» STATED TASK:
Copy every line of the data that includes the string "size".
-- Begin DATA SHOWN --
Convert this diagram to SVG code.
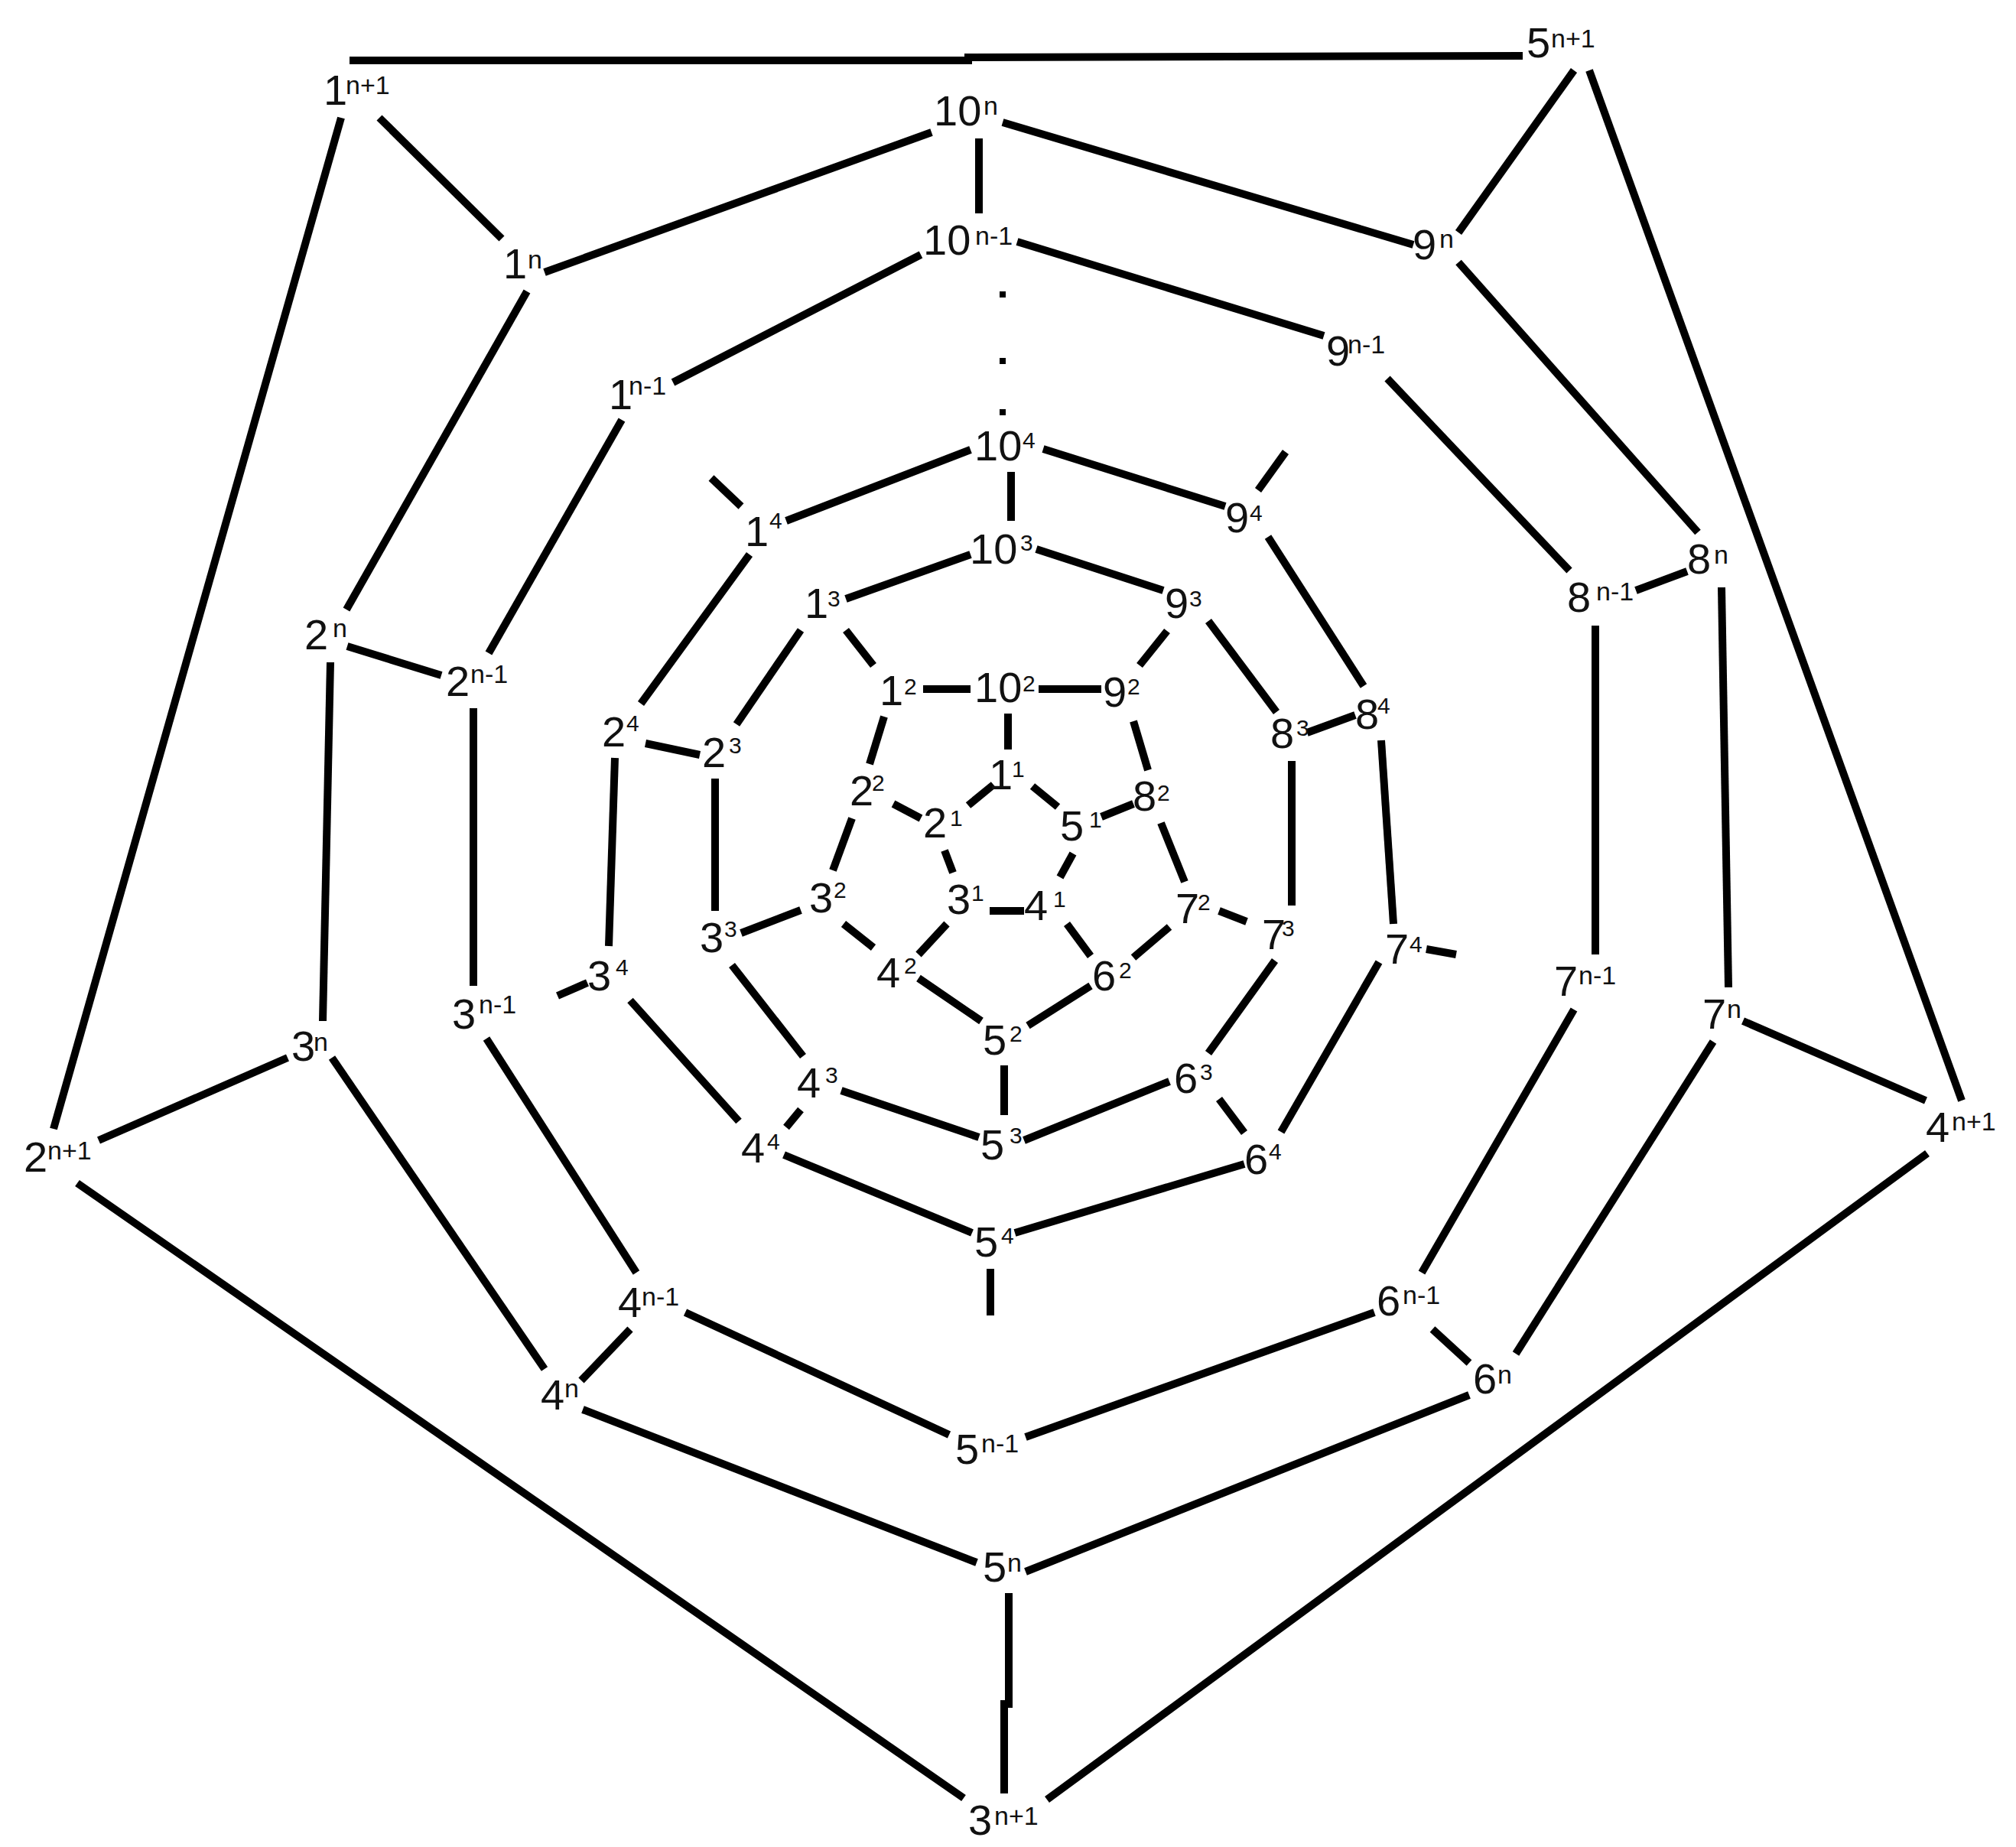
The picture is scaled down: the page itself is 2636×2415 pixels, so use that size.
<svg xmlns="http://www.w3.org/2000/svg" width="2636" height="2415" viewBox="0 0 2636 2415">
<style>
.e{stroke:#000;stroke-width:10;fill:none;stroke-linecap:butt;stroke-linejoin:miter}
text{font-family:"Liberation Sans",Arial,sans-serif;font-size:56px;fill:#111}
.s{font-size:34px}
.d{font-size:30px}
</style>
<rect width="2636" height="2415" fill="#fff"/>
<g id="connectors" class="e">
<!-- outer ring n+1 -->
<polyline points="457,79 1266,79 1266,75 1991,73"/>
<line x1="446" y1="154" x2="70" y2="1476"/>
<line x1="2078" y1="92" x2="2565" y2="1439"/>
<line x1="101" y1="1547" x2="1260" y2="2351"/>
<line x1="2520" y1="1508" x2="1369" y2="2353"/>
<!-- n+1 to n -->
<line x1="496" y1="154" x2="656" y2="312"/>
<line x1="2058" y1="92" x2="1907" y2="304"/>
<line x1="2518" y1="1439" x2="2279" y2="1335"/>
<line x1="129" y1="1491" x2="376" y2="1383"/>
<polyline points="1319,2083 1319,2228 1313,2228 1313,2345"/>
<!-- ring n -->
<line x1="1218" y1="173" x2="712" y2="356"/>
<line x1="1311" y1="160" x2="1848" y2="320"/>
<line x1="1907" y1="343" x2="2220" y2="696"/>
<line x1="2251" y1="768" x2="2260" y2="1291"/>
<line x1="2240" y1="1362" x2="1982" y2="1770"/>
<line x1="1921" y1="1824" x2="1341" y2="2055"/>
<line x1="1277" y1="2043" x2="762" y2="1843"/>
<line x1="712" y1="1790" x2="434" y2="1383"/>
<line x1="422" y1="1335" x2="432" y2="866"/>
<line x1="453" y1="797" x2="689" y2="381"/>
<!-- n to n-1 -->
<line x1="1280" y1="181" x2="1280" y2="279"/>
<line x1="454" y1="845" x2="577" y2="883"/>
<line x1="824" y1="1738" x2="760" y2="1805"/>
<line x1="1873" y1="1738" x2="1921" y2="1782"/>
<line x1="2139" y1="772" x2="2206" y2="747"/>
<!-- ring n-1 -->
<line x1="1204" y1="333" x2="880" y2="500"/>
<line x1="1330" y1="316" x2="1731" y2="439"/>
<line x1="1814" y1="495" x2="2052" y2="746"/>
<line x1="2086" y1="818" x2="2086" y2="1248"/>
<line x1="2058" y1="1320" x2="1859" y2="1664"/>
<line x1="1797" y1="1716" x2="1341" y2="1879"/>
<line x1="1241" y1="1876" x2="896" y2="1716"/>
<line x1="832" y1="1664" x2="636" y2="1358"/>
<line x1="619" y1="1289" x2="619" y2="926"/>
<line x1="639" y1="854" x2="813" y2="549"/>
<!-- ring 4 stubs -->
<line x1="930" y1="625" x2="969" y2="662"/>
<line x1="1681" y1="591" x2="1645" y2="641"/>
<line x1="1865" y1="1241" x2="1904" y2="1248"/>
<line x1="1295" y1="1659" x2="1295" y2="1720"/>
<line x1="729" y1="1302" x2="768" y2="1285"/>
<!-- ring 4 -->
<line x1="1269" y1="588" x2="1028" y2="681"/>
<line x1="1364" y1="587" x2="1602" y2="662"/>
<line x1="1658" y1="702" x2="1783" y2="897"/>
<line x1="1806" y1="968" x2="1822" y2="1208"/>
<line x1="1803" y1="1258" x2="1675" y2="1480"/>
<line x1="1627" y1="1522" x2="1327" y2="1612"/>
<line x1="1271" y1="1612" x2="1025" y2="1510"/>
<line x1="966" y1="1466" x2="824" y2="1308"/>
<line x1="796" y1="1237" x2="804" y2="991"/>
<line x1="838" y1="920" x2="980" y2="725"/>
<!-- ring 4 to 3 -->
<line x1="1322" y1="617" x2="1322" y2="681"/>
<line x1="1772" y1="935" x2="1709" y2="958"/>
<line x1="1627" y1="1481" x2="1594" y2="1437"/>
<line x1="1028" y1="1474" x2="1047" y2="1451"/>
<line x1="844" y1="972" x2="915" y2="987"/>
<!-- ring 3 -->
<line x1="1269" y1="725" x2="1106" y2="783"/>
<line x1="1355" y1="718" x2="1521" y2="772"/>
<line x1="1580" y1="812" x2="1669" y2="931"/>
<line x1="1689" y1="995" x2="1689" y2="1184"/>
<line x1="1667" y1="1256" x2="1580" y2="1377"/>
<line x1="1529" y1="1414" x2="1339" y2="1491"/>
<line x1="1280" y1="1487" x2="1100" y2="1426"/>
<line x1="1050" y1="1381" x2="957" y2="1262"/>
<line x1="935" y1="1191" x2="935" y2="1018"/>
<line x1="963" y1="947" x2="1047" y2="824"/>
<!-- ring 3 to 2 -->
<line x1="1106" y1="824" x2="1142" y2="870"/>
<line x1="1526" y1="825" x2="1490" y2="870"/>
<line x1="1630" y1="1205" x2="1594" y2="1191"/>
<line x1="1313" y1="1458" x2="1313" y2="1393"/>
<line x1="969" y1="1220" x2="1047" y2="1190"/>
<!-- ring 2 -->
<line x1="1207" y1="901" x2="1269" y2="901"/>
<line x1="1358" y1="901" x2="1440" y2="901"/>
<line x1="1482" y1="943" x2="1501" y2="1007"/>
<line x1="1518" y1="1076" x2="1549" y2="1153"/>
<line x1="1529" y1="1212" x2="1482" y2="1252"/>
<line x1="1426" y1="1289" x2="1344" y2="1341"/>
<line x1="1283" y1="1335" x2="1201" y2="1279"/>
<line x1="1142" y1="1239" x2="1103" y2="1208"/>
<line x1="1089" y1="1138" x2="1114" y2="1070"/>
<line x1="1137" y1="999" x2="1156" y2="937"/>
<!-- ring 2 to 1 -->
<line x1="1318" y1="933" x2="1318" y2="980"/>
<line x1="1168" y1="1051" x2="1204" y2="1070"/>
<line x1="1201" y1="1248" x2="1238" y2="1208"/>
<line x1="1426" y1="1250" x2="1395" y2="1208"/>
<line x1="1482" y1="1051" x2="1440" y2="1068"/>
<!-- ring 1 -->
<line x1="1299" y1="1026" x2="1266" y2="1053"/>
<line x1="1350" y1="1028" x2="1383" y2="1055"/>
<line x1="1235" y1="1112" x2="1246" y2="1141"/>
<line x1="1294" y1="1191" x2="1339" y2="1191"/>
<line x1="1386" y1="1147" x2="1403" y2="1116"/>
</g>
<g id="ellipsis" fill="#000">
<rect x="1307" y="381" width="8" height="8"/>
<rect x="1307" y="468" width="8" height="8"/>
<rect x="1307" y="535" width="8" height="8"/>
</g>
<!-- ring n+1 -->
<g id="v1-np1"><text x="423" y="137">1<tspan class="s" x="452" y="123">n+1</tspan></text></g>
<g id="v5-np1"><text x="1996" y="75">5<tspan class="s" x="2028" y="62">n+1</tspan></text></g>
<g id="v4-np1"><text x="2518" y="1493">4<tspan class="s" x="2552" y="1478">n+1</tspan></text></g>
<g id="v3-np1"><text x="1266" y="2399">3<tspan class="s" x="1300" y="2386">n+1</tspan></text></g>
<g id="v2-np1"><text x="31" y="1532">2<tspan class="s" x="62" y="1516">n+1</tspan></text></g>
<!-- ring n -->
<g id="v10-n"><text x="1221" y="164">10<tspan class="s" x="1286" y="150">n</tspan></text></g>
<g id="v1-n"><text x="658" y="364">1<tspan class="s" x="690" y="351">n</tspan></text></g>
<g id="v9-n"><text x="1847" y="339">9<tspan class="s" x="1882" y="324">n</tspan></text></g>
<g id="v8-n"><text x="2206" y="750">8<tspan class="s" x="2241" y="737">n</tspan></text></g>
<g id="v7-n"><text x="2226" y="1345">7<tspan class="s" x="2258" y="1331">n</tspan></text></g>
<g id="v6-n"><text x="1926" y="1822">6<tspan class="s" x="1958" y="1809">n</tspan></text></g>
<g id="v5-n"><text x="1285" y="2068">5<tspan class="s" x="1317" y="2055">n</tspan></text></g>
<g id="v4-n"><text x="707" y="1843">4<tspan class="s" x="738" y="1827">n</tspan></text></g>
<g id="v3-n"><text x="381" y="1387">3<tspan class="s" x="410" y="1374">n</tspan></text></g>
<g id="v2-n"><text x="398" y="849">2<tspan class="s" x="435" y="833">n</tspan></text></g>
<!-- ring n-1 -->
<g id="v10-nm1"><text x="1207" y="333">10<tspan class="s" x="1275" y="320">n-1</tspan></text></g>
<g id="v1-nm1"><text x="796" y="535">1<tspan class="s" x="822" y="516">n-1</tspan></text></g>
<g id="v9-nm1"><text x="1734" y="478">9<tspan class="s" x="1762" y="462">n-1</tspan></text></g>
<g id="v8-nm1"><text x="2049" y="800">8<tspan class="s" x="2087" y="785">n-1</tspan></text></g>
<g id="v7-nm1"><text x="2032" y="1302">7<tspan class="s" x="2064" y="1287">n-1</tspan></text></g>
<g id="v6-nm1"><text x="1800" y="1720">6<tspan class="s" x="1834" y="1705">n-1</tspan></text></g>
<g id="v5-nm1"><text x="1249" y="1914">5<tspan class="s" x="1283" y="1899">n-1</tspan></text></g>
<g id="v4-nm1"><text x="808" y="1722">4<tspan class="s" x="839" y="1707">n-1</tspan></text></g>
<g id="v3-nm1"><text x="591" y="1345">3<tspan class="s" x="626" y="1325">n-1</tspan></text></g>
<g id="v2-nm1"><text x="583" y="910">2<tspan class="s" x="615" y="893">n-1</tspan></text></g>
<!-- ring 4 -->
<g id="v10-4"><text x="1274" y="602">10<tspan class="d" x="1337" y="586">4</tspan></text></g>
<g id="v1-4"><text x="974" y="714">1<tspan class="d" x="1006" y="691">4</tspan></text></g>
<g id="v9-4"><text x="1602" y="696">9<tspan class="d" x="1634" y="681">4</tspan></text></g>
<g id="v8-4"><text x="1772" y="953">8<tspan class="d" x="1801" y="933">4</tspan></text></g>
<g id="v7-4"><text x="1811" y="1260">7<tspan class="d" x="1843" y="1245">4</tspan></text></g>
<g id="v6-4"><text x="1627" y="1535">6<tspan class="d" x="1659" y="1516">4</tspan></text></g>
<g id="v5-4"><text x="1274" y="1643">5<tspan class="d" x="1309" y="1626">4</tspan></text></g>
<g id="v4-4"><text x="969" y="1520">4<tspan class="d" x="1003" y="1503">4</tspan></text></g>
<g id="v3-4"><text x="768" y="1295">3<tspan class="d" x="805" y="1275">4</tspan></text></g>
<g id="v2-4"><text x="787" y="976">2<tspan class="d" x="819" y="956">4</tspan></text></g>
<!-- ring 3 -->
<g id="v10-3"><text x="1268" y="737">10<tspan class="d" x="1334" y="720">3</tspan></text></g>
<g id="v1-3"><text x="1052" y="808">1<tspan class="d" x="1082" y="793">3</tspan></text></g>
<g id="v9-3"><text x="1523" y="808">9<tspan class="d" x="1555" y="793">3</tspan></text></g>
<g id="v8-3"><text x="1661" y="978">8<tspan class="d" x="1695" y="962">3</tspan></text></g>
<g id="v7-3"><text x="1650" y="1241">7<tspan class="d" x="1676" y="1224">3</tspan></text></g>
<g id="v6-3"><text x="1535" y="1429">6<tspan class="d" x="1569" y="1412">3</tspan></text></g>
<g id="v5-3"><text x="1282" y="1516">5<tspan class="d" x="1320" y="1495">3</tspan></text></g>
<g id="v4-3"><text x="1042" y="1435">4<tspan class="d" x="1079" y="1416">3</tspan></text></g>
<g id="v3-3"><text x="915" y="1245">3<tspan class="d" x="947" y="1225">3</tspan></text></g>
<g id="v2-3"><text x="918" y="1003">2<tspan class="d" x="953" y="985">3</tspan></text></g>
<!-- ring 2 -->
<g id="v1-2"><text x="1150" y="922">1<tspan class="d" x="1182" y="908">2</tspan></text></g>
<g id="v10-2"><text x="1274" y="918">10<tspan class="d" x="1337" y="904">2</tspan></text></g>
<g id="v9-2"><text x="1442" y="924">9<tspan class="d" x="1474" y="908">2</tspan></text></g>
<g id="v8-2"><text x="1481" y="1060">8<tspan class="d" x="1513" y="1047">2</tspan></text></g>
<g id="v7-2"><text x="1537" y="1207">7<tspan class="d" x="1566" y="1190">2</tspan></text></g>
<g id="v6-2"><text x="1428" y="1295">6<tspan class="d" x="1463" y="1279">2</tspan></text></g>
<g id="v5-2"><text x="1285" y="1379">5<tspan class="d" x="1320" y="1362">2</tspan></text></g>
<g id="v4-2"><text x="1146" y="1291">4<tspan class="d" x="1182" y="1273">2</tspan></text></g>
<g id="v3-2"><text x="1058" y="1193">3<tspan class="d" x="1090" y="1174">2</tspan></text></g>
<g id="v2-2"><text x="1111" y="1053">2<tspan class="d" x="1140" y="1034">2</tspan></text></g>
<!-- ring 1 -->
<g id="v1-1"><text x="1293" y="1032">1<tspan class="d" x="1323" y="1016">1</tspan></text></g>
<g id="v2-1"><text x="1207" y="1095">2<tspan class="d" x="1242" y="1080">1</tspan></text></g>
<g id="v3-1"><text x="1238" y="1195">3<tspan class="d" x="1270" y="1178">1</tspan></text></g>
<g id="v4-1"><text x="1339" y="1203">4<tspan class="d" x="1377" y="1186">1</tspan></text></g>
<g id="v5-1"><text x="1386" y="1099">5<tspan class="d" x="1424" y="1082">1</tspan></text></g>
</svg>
-- End DATA SHOWN --
» WRITTEN REPLY:
The picture is scaled down: the page itself is 2636×2415 pixels, so use that size.
text{font-family:"Liberation Sans",Arial,sans-serif;font-size:56px;fill:#111}
.s{font-size:34px}
.d{font-size:30px}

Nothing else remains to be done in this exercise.